FB starts from far back. FB and its 1.5B global MAUs is the obvious rival to YouTube for video ads, but its nascent business is way behind as a platform for popular content. While FB may someday break out a standalone video app, today its videos are embedded in user newsfeeds making it difficult for users to find relevant videos and for creators to effectively market to their audience. FB is reporting strong growth in views, but quality of those views relative to YouTube is suspect. Still, the opportunity is more than big enough for FB to build a successful video business without really challenging YouTube’s leadership. We note that ad hoc live streaming, pioneered by TWTR’s Periscope and the startup Meerkat, is an intriguing extension to the YouTube paradigm.
Few TV brands will make it. As the paradigm shift to on demand streaming for recorded video content plays out, TV networks face a dilemma: defend the status quo and slowly lose relevance or compete and cannibalize themselves.

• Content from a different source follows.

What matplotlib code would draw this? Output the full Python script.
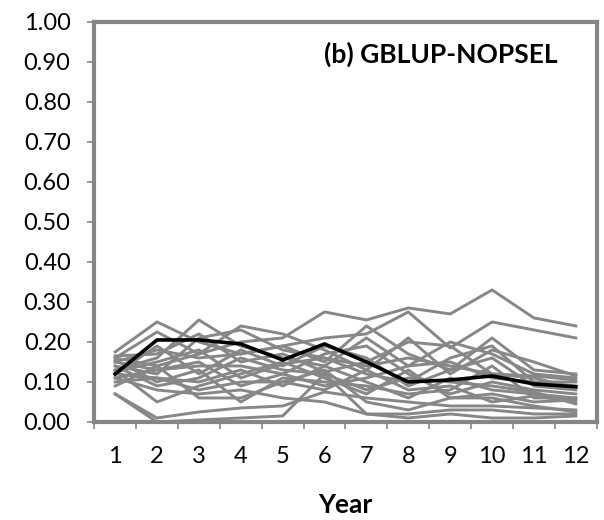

At this point, even aggressive strategies risk being too little, too late. Meanwhile, NFLX seems a juggernaut, with future monetization options in live content, pay-per-view, or new service tiers, including ad support. TWX’s HBO Go is intriguing with its “must see” originals, but the late start, high price point and narrow library leave it unlikely to challenge NFLX for leadership. AMZN is driving sub growth by bundling video with its other Prime benefits, but won’t match NFLX or HBO on the breadth of its originals or the depth of its library. Hulu is hamstrung by its owners’ unwillingness to commit. GOOG’s YouTube asset is underappreciated by investors, and should drive significant revenue growth going forward. FB will gain from placing video ads in its newsfeeds, but is not well positioned to compete with YouTube for on-demand ad supported streaming.